→ **WHAT YOU ARE ASKED TO DO**
Your copy of the material below should match it exactly, except that it holds no pictures.

====== INFORMATION SUPPLIED ======

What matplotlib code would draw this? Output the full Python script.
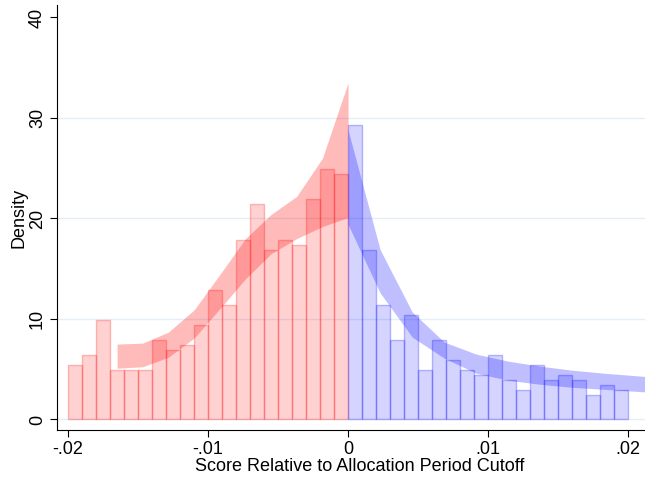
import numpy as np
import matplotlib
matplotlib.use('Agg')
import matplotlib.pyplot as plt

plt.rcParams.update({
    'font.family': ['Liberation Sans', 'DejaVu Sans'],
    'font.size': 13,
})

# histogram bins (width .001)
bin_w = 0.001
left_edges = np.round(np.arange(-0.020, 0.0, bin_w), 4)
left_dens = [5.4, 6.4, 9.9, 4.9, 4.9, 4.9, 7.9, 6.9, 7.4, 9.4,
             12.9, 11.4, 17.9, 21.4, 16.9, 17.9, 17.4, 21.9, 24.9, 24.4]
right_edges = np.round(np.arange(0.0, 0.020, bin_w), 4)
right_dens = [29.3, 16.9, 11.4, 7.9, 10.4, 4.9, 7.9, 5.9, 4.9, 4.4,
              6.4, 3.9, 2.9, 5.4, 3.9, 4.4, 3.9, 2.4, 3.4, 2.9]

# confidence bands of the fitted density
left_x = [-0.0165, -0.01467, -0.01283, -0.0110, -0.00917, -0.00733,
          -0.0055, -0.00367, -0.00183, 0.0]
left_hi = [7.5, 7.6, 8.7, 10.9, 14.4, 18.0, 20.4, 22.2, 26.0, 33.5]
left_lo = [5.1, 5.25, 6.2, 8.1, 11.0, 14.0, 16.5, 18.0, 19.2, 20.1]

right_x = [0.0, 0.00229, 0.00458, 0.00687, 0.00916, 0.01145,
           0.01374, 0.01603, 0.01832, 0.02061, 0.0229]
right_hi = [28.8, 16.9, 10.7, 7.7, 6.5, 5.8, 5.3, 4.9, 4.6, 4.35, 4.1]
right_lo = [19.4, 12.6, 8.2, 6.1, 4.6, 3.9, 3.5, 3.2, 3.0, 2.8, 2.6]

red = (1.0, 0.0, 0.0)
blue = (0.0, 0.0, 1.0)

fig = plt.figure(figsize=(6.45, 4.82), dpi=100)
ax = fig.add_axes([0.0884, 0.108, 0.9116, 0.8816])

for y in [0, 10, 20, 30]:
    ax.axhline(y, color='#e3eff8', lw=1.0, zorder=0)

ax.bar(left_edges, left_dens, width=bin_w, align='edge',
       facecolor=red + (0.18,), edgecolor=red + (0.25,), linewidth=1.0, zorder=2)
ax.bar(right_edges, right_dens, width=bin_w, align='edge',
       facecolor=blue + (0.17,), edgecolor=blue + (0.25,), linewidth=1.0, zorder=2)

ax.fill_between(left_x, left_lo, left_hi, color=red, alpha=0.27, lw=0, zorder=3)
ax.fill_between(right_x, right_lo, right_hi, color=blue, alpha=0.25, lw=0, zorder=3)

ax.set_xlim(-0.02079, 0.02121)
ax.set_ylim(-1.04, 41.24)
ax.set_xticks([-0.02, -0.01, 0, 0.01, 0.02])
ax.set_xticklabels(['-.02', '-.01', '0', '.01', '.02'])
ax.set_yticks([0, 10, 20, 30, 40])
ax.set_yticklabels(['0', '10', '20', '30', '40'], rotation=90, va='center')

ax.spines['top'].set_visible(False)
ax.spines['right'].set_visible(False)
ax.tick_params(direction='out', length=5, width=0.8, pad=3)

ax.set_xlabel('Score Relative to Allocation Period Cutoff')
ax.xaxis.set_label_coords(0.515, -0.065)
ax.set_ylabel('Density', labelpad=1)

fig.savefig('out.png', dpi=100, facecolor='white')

======

→ **SOLUTION**
What matplotlib code would draw this? Output the full Python script.
import numpy as np
import matplotlib
matplotlib.use('Agg')
import matplotlib.pyplot as plt

plt.rcParams.update({
    'font.family': ['Liberation Sans', 'DejaVu Sans'],
    'font.size': 13,
})

# histogram bins (width .001)
bin_w = 0.001
left_edges = np.round(np.arange(-0.020, 0.0, bin_w), 4)
left_dens = [5.4, 6.4, 9.9, 4.9, 4.9, 4.9, 7.9, 6.9, 7.4, 9.4,
             12.9, 11.4, 17.9, 21.4, 16.9, 17.9, 17.4, 21.9, 24.9, 24.4]
right_edges = np.round(np.arange(0.0, 0.020, bin_w), 4)
right_dens = [29.3, 16.9, 11.4, 7.9, 10.4, 4.9, 7.9, 5.9, 4.9, 4.4,
              6.4, 3.9, 2.9, 5.4, 3.9, 4.4, 3.9, 2.4, 3.4, 2.9]

# confidence bands of the fitted density
left_x = [-0.0165, -0.01467, -0.01283, -0.0110, -0.00917, -0.00733,
          -0.0055, -0.00367, -0.00183, 0.0]
left_hi = [7.5, 7.6, 8.7, 10.9, 14.4, 18.0, 20.4, 22.2, 26.0, 33.5]
left_lo = [5.1, 5.25, 6.2, 8.1, 11.0, 14.0, 16.5, 18.0, 19.2, 20.1]

right_x = [0.0, 0.00229, 0.00458, 0.00687, 0.00916, 0.01145,
           0.01374, 0.01603, 0.01832, 0.02061, 0.0229]
right_hi = [28.8, 16.9, 10.7, 7.7, 6.5, 5.8, 5.3, 4.9, 4.6, 4.35, 4.1]
right_lo = [19.4, 12.6, 8.2, 6.1, 4.6, 3.9, 3.5, 3.2, 3.0, 2.8, 2.6]

red = (1.0, 0.0, 0.0)
blue = (0.0, 0.0, 1.0)

fig = plt.figure(figsize=(6.45, 4.82), dpi=100)
ax = fig.add_axes([0.0884, 0.108, 0.9116, 0.8816])

for y in [0, 10, 20, 30]:
    ax.axhline(y, color='#e3eff8', lw=1.0, zorder=0)

ax.bar(left_edges, left_dens, width=bin_w, align='edge',
       facecolor=red + (0.18,), edgecolor=red + (0.25,), linewidth=1.0, zorder=2)
ax.bar(right_edges, right_dens, width=bin_w, align='edge',
       facecolor=blue + (0.17,), edgecolor=blue + (0.25,), linewidth=1.0, zorder=2)

ax.fill_between(left_x, left_lo, left_hi, color=red, alpha=0.27, lw=0, zorder=3)
ax.fill_between(right_x, right_lo, right_hi, color=blue, alpha=0.25, lw=0, zorder=3)

ax.set_xlim(-0.02079, 0.02121)
ax.set_ylim(-1.04, 41.24)
ax.set_xticks([-0.02, -0.01, 0, 0.01, 0.02])
ax.set_xticklabels(['-.02', '-.01', '0', '.01', '.02'])
ax.set_yticks([0, 10, 20, 30, 40])
ax.set_yticklabels(['0', '10', '20', '30', '40'], rotation=90, va='center')

ax.spines['top'].set_visible(False)
ax.spines['right'].set_visible(False)
ax.tick_params(direction='out', length=5, width=0.8, pad=3)

ax.set_xlabel('Score Relative to Allocation Period Cutoff')
ax.xaxis.set_label_coords(0.515, -0.065)
ax.set_ylabel('Density', labelpad=1)

fig.savefig('out.png', dpi=100, facecolor='white')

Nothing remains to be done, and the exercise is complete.